Features of the pulsed magnetization switching in a high-coercivity material based on $\varepsilon$-Fe$_{2}$O$_{3}$ nanoparticles

The magnetic structure of the $\varepsilon$-Fe$_{2}$O$_{3}$ iron oxide polymorphic modification is collinear ferrimagnetic in the range from room temperature to $\sim$ 150 K. As the temperature decreases, $\varepsilon$-Fe$_{2}$O$_{3}$ undergoes a magnetic transition accompanied by a significant decrease in the coercivity $H_c$ and, in the low-temperature range, the compound has a complex incommensurate magnetic structure. We experimentally investigated the dynamic magnetization switching of the $\varepsilon$-Fe$_{2}$O$_{3}$ nanoparticles with an average size of 8 nm in the temperature range of 80–300 K, which covers different types of the magnetic structure of this iron oxide. A bulk material consisting of xerogel SiO$_2$ with the $\varepsilon$-Fe$_{2}$O$_{3}$ nanoparticles embedded in its pores was examined. The magnetic hysteresis loops under dynamic magnetization switching were measured using pulsed magnetic fields $H_{\operatorname{max}}$ of up to 130 kOe by discharging a capacitor bank through a solenoid. The coercivity $H_c$ upon the dynamic magnetization switching noticeably exceeds the $H_c$ value under the quasi-static conditions. This is caused by the superparamagnetic relaxation of magnetic moments of particles upon the pulsed magnetization switching. In the range from room temperature to $\sim$ 150 K, the external field variation rate $dH/dt$ is the main parameter that determines the behavior of the coercivity under the dynamic magnetization switching. It is the behavior that is expected for a system of single-domain ferro- and ferrimagnetic particles.
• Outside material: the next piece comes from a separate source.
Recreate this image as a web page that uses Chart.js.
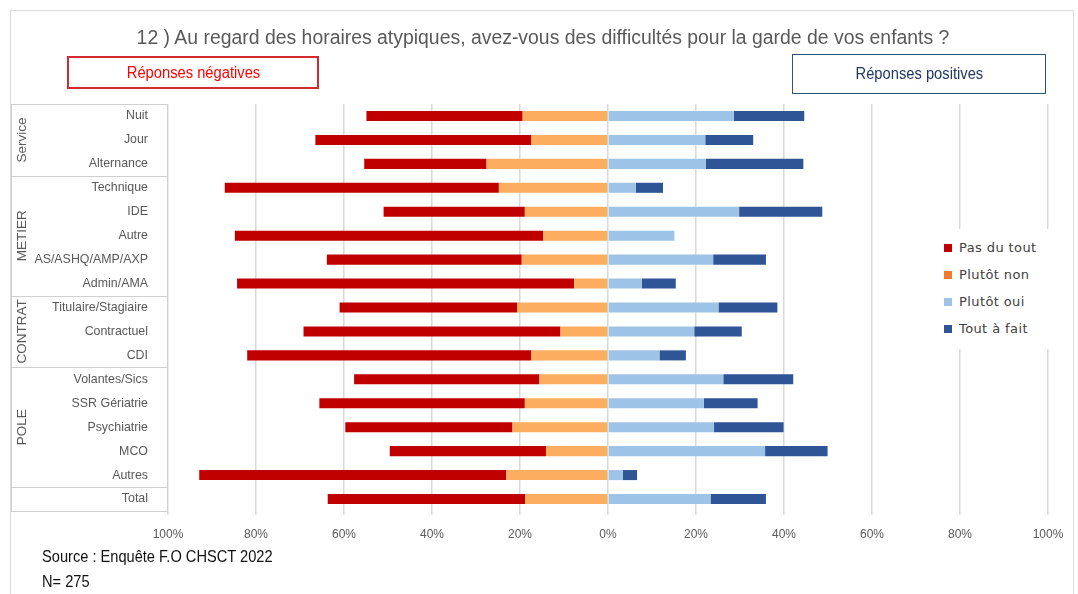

Under external conditions (at a temperature of 80 K) when the $\varepsilon$-Fe$_{2}$O$_{3}$ magnetic structure is incommensurate, the coercivity during the pulsed magnetization switching depends already on the parameter $dH/dt$ and is determined, to a great extent, by the maximum applied field $H_{\operatorname{max}}$. Such a behavior atypical of systems of ferrimagnetic particles is caused already by the dynamic spin processes inside the $\varepsilon$-Fe$_{2}$O$_{3}$ particles during fast magnetization switching.